OMT’s creation provided investors with “an element of additional confidence, alleviating considerably the tail risk of the explosion of the euro area,” Trichet said.

What’s more, he said, “all European democracies have confirmed individually and collectively that they wanted to preserve the European Union and were not accepting the dismantling of the euro area.”

Improving public finances have contributed to better investor sentiment, Trichet said. Governments in countries “that have been under stress” have reined in spending and cut current account deficits.

Still, the former central banker said, “this is no time for complacency. We must encourage all the European countries to go further in the direction of a more achieved economic and fiscal federation.”
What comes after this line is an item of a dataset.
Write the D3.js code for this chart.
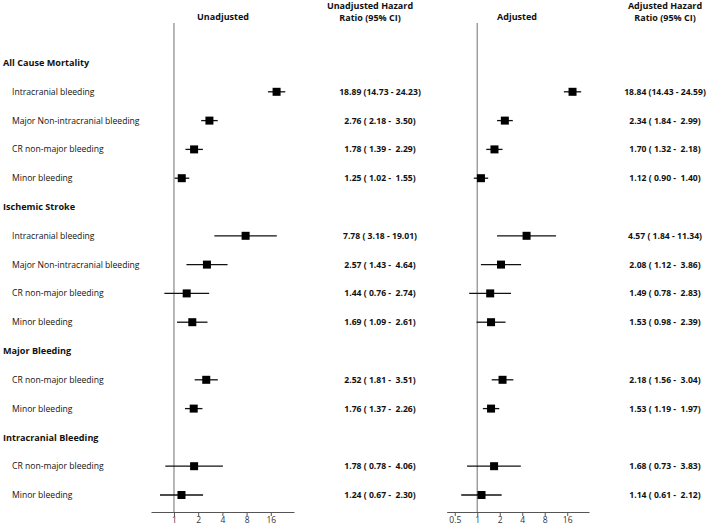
<!DOCTYPE html>
<html>
<head>
<meta charset="utf-8">
<script src="https://cdn.jsdelivr.net/npm/d3@7"></script>
<style>
    body { margin: 0; background: #fff; }
    svg { font-family: "Open Sans", sans-serif; }
    .val { white-space: pre; }
</style>
</head>
<body>
<svg width="713" height="528"></svg>
<script>
// rows, top to bottom (null outcome = item row)
let sections = ["All Cause Mortality", "Ischemic Stroke", "Major Bleeding", "Intracranial Bleeding"];
let sectionItems = [
    ["Intracranial bleeding", "Major Non-intracranial bleeding", "CR non-major bleeding", "Minor bleeding"],
    ["Intracranial bleeding", "Major Non-intracranial bleeding", "CR non-major bleeding", "Minor bleeding"],
    ["CR non-major bleeding", "Minor bleeding"],
    ["CR non-major bleeding", "Minor bleeding"]
];

// hazard ratio, lower, upper for each item, in row order
let unadjHR = [18.89, 2.76, 1.78, 1.25, 7.78, 2.57, 1.44, 1.69, 2.52, 1.76, 1.78, 1.24];
let unadjLo = [14.73, 2.18, 1.39, 1.02, 3.18, 1.43, 0.76, 1.09, 1.81, 1.37, 0.78, 0.67];
let unadjHi = [24.23, 3.50, 2.29, 1.55, 19.01, 4.64, 2.74, 2.61, 3.51, 2.26, 4.06, 2.30];

let adjHR = [18.84, 2.34, 1.70, 1.12, 4.57, 2.08, 1.49, 1.53, 2.18, 1.53, 1.68, 1.14];
let adjLo = [14.43, 1.84, 1.32, 0.90, 1.84, 1.12, 0.78, 0.98, 1.56, 1.19, 0.73, 0.61];
let adjHi = [24.59, 2.99, 2.18, 1.40, 11.34, 3.86, 2.83, 2.39, 3.04, 1.97, 3.83, 2.12];

let unadjTicks = [1, 2, 4, 8, 16];
let adjTicks = [0.5, 1, 2, 4, 8, 16];

let svg = d3.select("svg");

// build row list
let rows = [];
let k = 0;
sections.forEach((s, i) => {
    rows.push({type: "head", label: s});
    sectionItems[i].forEach(name => {
        rows.push({type: "item", label: name, idx: k});
        k++;
    });
});

let y = d3.scalePoint().domain(d3.range(rows.length)).range([63, 495]);
let axisY = 512;

let pad = v => {
    let s = v.toFixed(2);
    return s.length < 5 ? " " + s : s;
};
let fmt = (hr, lo, hi) => `${hr.toFixed(2)} (${pad(lo)} - ${pad(hi)})`;

// labels
rows.forEach((r, i) => {
    svg.append("text")
        .attr("x", r.type == "head" ? 3 : 12)
        .attr("y", y(i))
        .attr("dy", "0.35em")
        .attr("font-size", r.type == "head" ? 9.1 : 8.6)
        .attr("font-weight", r.type == "head" ? "bold" : "normal")
        .attr("fill", "#111")
        .text(r.label);
});

function panel(opts) {
    let x = d3.scaleLog().base(2).domain(opts.domain).range(opts.range);
    let g = svg.append("g");

    // title
    g.append("text")
        .attr("x", opts.titleX).attr("y", 17).attr("dy", "0.35em")
        .attr("text-anchor", "middle")
        .attr("font-size", 9).attr("font-weight", "bold").attr("fill", "#111")
        .text(opts.title);

    // HR column heading
    opts.colTitle.forEach((t, i) => {
        g.append("text")
            .attr("x", opts.colTitleX).attr("y", 6 + i * 11.5).attr("dy", "0.35em")
            .attr("text-anchor", "middle")
            .attr("font-size", 9).attr("font-weight", "bold").attr("fill", "#111")
            .text(t);
    });

    // reference line at 1
    g.append("line")
        .attr("x1", x(1)).attr("x2", x(1))
        .attr("y1", 23).attr("y2", axisY)
        .attr("stroke", "#999").attr("stroke-width", 1.4);

    // axis
    let axis = g.append("g")
        .attr("transform", `translate(0,${axisY})`)
        .call(d3.axisBottom(x)
            .tickValues(opts.ticks)
            .tickFormat(d3.format(""))
            .tickSize(4)
            .tickSizeOuter(0));
    axis.select(".domain").attr("stroke", "#555");
    axis.selectAll(".tick line").attr("stroke", "#555");
    axis.selectAll(".tick text")
        .attr("font-family", "Open Sans, sans-serif")
        .attr("font-size", 8.5).attr("fill", "#333").attr("dy", "0.5em");

    let items = rows.map((r, i) => ({r: r, i: i})).filter(d => d.r.type == "item");

    g.selectAll(".ci").data(items).enter().append("line")
        .attr("x1", d => x(opts.lo[d.r.idx]))
        .attr("x2", d => x(opts.hi[d.r.idx]))
        .attr("y1", d => y(d.i)).attr("y2", d => y(d.i))
        .attr("stroke", "#111").attr("stroke-width", 1.3);

    let s = 8;
    g.selectAll(".pt").data(items).enter().append("rect")
        .attr("x", d => x(opts.hr[d.r.idx]) - s / 2)
        .attr("y", d => y(d.i) - s / 2)
        .attr("width", s).attr("height", s)
        .attr("fill", "#000");

    g.selectAll(".val").data(items).enter().append("text")
        .attr("class", "val")
        .attr("x", opts.valX)
        .attr("y", d => y(d.i)).attr("dy", "0.35em")
        .attr("text-anchor", "middle")
        .attr("font-size", 8.6).attr("font-weight", "bold").attr("fill", "#111")
        .text(d => fmt(opts.hr[d.r.idx], opts.lo[d.r.idx], opts.hi[d.r.idx]));
}

panel({
    title: "Unadjusted", titleX: 223,
    colTitle: ["Unadjusted Hazard", "Ratio (95% CI)"], colTitleX: 370,
    domain: [0.518, 31.1], range: [151, 294],
    ticks: unadjTicks,
    hr: unadjHR, lo: unadjLo, hi: unadjHi,
    valX: 380
});

panel({
    title: "Adjusted", titleX: 517,
    colTitle: ["Adjusted Hazard", "Ratio (95% CI)"], colTitleX: 665,
    domain: [0.39, 31.3], range: [446.7, 589],
    ticks: adjTicks,
    hr: adjHR, lo: adjLo, hi: adjHi,
    valX: 665
});
</script>
</body>
</html>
Necessary reforms include allowing “more flexibility” in services and labor markets, Trichet said. A single European market for services “is very far from being achieved,” he said.

Government Spending

In Trichet’s view, government spending in some European countries should be “optimized,” which he said meant “a diminishing of public spending as a proportion of GDP through improvements in effectiveness and efficiency.” He didn’t elaborate, or name the countries he was referring to.

With Europe in recession, Trichet said the central bank has done all it could to foster growth. ECB policy makers left the benchmark interest rate at a record low 0.5 percent last week.

“At the present moment the ECB has concentrated in the crisis on ensuring all banks in Europe would have access to liquidity without any problems,” Trichet said. “The central bank has also demonstrated it could intervene on the secondary market of treasuries, which is also something which has been very important.”

GDP in the euro zone fell 0.2 percent in the first quarter, a sixth consecutive contraction. The euro-zone economy is forecast to stagnate in the second quarter before gross domestic product returns to growth, according to a Bloomberg survey of economists published May 9.

“It’s clear that a lot depends now not necessarily on the central bank, but on the various countries concerned to embark resolutely on the structural reforms,” Trichet said. Governments in the most indebted countries must “embark resolutely on re-establishing confidence for those that had lost an appropriate level of confidence,” he said.